-- BEGIN INFORMATION SUPPLIED --
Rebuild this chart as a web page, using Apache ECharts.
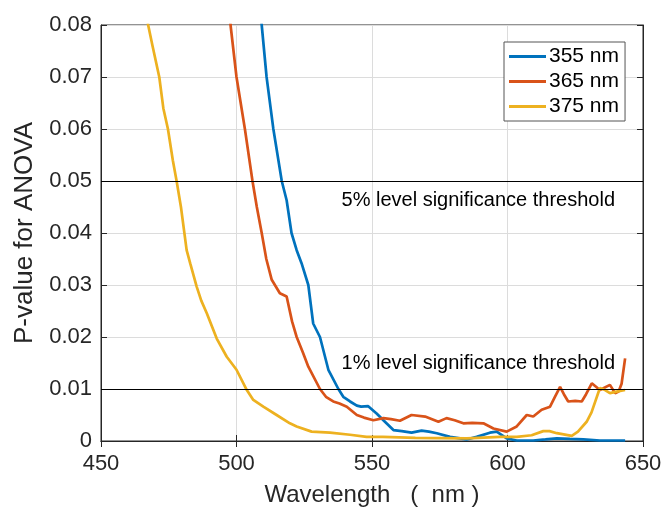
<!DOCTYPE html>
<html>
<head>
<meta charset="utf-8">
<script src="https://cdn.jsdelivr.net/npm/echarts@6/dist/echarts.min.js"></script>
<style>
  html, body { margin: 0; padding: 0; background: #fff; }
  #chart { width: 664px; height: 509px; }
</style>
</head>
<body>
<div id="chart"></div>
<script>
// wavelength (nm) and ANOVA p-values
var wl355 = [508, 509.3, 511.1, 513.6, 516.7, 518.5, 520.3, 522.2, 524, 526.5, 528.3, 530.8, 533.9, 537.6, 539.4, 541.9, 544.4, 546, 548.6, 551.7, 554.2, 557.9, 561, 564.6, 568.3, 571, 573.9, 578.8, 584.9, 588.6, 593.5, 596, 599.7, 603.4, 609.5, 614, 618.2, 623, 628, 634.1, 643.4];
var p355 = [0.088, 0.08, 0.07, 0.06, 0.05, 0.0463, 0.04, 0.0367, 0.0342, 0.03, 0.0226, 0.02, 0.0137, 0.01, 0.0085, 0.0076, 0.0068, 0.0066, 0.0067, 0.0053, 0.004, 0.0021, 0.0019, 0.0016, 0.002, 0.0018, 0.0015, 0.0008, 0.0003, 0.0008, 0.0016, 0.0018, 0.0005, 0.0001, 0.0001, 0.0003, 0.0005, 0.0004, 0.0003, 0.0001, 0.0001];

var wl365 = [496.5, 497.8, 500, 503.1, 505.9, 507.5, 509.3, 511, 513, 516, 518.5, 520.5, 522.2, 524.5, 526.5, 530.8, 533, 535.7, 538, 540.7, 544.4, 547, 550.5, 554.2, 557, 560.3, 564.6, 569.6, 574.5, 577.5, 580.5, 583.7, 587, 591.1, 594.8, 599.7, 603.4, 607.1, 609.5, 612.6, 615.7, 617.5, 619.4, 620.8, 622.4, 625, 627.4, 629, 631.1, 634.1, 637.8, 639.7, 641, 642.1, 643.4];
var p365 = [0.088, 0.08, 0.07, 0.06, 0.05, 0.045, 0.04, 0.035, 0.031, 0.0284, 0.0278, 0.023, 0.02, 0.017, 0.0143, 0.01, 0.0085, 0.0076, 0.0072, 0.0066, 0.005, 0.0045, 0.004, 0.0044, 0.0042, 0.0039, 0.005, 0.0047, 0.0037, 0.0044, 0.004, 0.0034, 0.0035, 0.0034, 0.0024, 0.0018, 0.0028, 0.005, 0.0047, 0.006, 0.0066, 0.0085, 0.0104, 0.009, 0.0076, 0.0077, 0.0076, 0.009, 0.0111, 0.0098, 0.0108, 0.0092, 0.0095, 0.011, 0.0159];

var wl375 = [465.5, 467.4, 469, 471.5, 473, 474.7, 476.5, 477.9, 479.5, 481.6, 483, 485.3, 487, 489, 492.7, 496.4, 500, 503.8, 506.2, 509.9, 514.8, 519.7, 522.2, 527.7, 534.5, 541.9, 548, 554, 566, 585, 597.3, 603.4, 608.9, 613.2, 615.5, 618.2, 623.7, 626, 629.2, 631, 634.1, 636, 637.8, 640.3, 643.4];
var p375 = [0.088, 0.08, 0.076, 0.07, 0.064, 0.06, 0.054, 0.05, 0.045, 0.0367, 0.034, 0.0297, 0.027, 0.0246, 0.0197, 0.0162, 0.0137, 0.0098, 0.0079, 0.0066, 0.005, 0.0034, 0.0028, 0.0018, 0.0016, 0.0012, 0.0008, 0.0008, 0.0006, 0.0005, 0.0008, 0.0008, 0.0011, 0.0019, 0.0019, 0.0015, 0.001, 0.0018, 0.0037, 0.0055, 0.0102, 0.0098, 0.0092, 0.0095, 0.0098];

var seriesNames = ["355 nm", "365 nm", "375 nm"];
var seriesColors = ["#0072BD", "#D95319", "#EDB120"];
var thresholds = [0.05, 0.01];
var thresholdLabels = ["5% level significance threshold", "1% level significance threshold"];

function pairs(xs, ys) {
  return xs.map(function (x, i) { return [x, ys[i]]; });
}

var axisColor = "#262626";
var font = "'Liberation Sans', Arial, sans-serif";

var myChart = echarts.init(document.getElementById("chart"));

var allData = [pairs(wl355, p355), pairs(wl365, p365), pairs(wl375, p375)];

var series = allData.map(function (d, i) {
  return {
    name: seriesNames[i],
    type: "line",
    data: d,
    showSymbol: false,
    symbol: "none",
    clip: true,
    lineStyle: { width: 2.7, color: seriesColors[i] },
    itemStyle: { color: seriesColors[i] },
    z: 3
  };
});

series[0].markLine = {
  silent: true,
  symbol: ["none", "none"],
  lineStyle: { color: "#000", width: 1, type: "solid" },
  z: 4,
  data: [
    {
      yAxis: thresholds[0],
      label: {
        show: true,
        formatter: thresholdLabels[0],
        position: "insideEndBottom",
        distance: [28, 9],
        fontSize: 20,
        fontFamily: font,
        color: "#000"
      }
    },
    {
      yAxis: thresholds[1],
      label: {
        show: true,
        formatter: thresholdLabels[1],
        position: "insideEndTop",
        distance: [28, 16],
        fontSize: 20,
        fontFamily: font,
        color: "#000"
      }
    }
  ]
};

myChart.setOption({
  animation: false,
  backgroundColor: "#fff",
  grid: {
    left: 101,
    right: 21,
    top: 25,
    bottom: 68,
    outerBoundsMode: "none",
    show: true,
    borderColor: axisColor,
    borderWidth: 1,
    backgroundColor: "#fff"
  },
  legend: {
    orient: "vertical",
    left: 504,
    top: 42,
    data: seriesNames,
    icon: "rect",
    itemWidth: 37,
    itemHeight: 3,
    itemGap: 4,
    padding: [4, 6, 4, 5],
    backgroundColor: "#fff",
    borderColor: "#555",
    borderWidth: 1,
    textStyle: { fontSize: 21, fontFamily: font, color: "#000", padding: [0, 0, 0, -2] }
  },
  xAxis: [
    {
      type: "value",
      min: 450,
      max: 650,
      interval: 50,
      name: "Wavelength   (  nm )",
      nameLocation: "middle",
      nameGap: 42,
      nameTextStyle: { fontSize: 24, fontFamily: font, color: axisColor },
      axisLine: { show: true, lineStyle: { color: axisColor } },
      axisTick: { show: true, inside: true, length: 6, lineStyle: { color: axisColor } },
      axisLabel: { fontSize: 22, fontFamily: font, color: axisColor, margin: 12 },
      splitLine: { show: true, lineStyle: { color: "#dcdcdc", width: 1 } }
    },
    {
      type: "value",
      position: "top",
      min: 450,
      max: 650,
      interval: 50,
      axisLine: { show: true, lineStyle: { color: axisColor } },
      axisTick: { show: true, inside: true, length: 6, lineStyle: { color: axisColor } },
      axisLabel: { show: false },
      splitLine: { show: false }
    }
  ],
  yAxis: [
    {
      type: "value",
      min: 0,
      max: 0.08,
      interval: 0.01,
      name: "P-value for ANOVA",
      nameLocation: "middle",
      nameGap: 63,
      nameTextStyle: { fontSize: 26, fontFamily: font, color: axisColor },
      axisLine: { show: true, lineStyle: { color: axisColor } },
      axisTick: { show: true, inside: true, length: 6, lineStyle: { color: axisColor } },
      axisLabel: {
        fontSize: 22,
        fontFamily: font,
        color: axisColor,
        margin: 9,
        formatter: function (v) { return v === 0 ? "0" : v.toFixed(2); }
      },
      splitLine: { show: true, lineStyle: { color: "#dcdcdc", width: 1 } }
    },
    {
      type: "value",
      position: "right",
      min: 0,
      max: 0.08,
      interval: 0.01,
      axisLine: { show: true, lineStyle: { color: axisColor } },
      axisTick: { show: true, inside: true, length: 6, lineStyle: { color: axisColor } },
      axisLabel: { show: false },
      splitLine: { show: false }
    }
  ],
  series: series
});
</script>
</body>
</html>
-- END INFORMATION SUPPLIED --
REQUIRED WORK: Return all of the data exactly as written, and drop the pictures.

THE OUTPUT:
Rebuild this chart as a web page, using Apache ECharts.
<!DOCTYPE html>
<html>
<head>
<meta charset="utf-8">
<script src="https://cdn.jsdelivr.net/npm/echarts@6/dist/echarts.min.js"></script>
<style>
  html, body { margin: 0; padding: 0; background: #fff; }
  #chart { width: 664px; height: 509px; }
</style>
</head>
<body>
<div id="chart"></div>
<script>
// wavelength (nm) and ANOVA p-values
var wl355 = [508, 509.3, 511.1, 513.6, 516.7, 518.5, 520.3, 522.2, 524, 526.5, 528.3, 530.8, 533.9, 537.6, 539.4, 541.9, 544.4, 546, 548.6, 551.7, 554.2, 557.9, 561, 564.6, 568.3, 571, 573.9, 578.8, 584.9, 588.6, 593.5, 596, 599.7, 603.4, 609.5, 614, 618.2, 623, 628, 634.1, 643.4];
var p355 = [0.088, 0.08, 0.07, 0.06, 0.05, 0.0463, 0.04, 0.0367, 0.0342, 0.03, 0.0226, 0.02, 0.0137, 0.01, 0.0085, 0.0076, 0.0068, 0.0066, 0.0067, 0.0053, 0.004, 0.0021, 0.0019, 0.0016, 0.002, 0.0018, 0.0015, 0.0008, 0.0003, 0.0008, 0.0016, 0.0018, 0.0005, 0.0001, 0.0001, 0.0003, 0.0005, 0.0004, 0.0003, 0.0001, 0.0001];

var wl365 = [496.5, 497.8, 500, 503.1, 505.9, 507.5, 509.3, 511, 513, 516, 518.5, 520.5, 522.2, 524.5, 526.5, 530.8, 533, 535.7, 538, 540.7, 544.4, 547, 550.5, 554.2, 557, 560.3, 564.6, 569.6, 574.5, 577.5, 580.5, 583.7, 587, 591.1, 594.8, 599.7, 603.4, 607.1, 609.5, 612.6, 615.7, 617.5, 619.4, 620.8, 622.4, 625, 627.4, 629, 631.1, 634.1, 637.8, 639.7, 641, 642.1, 643.4];
var p365 = [0.088, 0.08, 0.07, 0.06, 0.05, 0.045, 0.04, 0.035, 0.031, 0.0284, 0.0278, 0.023, 0.02, 0.017, 0.0143, 0.01, 0.0085, 0.0076, 0.0072, 0.0066, 0.005, 0.0045, 0.004, 0.0044, 0.0042, 0.0039, 0.005, 0.0047, 0.0037, 0.0044, 0.004, 0.0034, 0.0035, 0.0034, 0.0024, 0.0018, 0.0028, 0.005, 0.0047, 0.006, 0.0066, 0.0085, 0.0104, 0.009, 0.0076, 0.0077, 0.0076, 0.009, 0.0111, 0.0098, 0.0108, 0.0092, 0.0095, 0.011, 0.0159];

var wl375 = [465.5, 467.4, 469, 471.5, 473, 474.7, 476.5, 477.9, 479.5, 481.6, 483, 485.3, 487, 489, 492.7, 496.4, 500, 503.8, 506.2, 509.9, 514.8, 519.7, 522.2, 527.7, 534.5, 541.9, 548, 554, 566, 585, 597.3, 603.4, 608.9, 613.2, 615.5, 618.2, 623.7, 626, 629.2, 631, 634.1, 636, 637.8, 640.3, 643.4];
var p375 = [0.088, 0.08, 0.076, 0.07, 0.064, 0.06, 0.054, 0.05, 0.045, 0.0367, 0.034, 0.0297, 0.027, 0.0246, 0.0197, 0.0162, 0.0137, 0.0098, 0.0079, 0.0066, 0.005, 0.0034, 0.0028, 0.0018, 0.0016, 0.0012, 0.0008, 0.0008, 0.0006, 0.0005, 0.0008, 0.0008, 0.0011, 0.0019, 0.0019, 0.0015, 0.001, 0.0018, 0.0037, 0.0055, 0.0102, 0.0098, 0.0092, 0.0095, 0.0098];

var seriesNames = ["355 nm", "365 nm", "375 nm"];
var seriesColors = ["#0072BD", "#D95319", "#EDB120"];
var thresholds = [0.05, 0.01];
var thresholdLabels = ["5% level significance threshold", "1% level significance threshold"];

function pairs(xs, ys) {
  return xs.map(function (x, i) { return [x, ys[i]]; });
}

var axisColor = "#262626";
var font = "'Liberation Sans', Arial, sans-serif";

var myChart = echarts.init(document.getElementById("chart"));

var allData = [pairs(wl355, p355), pairs(wl365, p365), pairs(wl375, p375)];

var series = allData.map(function (d, i) {
  return {
    name: seriesNames[i],
    type: "line",
    data: d,
    showSymbol: false,
    symbol: "none",
    clip: true,
    lineStyle: { width: 2.7, color: seriesColors[i] },
    itemStyle: { color: seriesColors[i] },
    z: 3
  };
});

series[0].markLine = {
  silent: true,
  symbol: ["none", "none"],
  lineStyle: { color: "#000", width: 1, type: "solid" },
  z: 4,
  data: [
    {
      yAxis: thresholds[0],
      label: {
        show: true,
        formatter: thresholdLabels[0],
        position: "insideEndBottom",
        distance: [28, 9],
        fontSize: 20,
        fontFamily: font,
        color: "#000"
      }
    },
    {
      yAxis: thresholds[1],
      label: {
        show: true,
        formatter: thresholdLabels[1],
        position: "insideEndTop",
        distance: [28, 16],
        fontSize: 20,
        fontFamily: font,
        color: "#000"
      }
    }
  ]
};

myChart.setOption({
  animation: false,
  backgroundColor: "#fff",
  grid: {
    left: 101,
    right: 21,
    top: 25,
    bottom: 68,
    outerBoundsMode: "none",
    show: true,
    borderColor: axisColor,
    borderWidth: 1,
    backgroundColor: "#fff"
  },
  legend: {
    orient: "vertical",
    left: 504,
    top: 42,
    data: seriesNames,
    icon: "rect",
    itemWidth: 37,
    itemHeight: 3,
    itemGap: 4,
    padding: [4, 6, 4, 5],
    backgroundColor: "#fff",
    borderColor: "#555",
    borderWidth: 1,
    textStyle: { fontSize: 21, fontFamily: font, color: "#000", padding: [0, 0, 0, -2] }
  },
  xAxis: [
    {
      type: "value",
      min: 450,
      max: 650,
      interval: 50,
      name: "Wavelength   (  nm )",
      nameLocation: "middle",
      nameGap: 42,
      nameTextStyle: { fontSize: 24, fontFamily: font, color: axisColor },
      axisLine: { show: true, lineStyle: { color: axisColor } },
      axisTick: { show: true, inside: true, length: 6, lineStyle: { color: axisColor } },
      axisLabel: { fontSize: 22, fontFamily: font, color: axisColor, margin: 12 },
      splitLine: { show: true, lineStyle: { color: "#dcdcdc", width: 1 } }
    },
    {
      type: "value",
      position: "top",
      min: 450,
      max: 650,
      interval: 50,
      axisLine: { show: true, lineStyle: { color: axisColor } },
      axisTick: { show: true, inside: true, length: 6, lineStyle: { color: axisColor } },
      axisLabel: { show: false },
      splitLine: { show: false }
    }
  ],
  yAxis: [
    {
      type: "value",
      min: 0,
      max: 0.08,
      interval: 0.01,
      name: "P-value for ANOVA",
      nameLocation: "middle",
      nameGap: 63,
      nameTextStyle: { fontSize: 26, fontFamily: font, color: axisColor },
      axisLine: { show: true, lineStyle: { color: axisColor } },
      axisTick: { show: true, inside: true, length: 6, lineStyle: { color: axisColor } },
      axisLabel: {
        fontSize: 22,
        fontFamily: font,
        color: axisColor,
        margin: 9,
        formatter: function (v) { return v === 0 ? "0" : v.toFixed(2); }
      },
      splitLine: { show: true, lineStyle: { color: "#dcdcdc", width: 1 } }
    },
    {
      type: "value",
      position: "right",
      min: 0,
      max: 0.08,
      interval: 0.01,
      axisLine: { show: true, lineStyle: { color: axisColor } },
      axisTick: { show: true, inside: true, length: 6, lineStyle: { color: axisColor } },
      axisLabel: { show: false },
      splitLine: { show: false }
    }
  ],
  series: series
});
</script>
</body>
</html>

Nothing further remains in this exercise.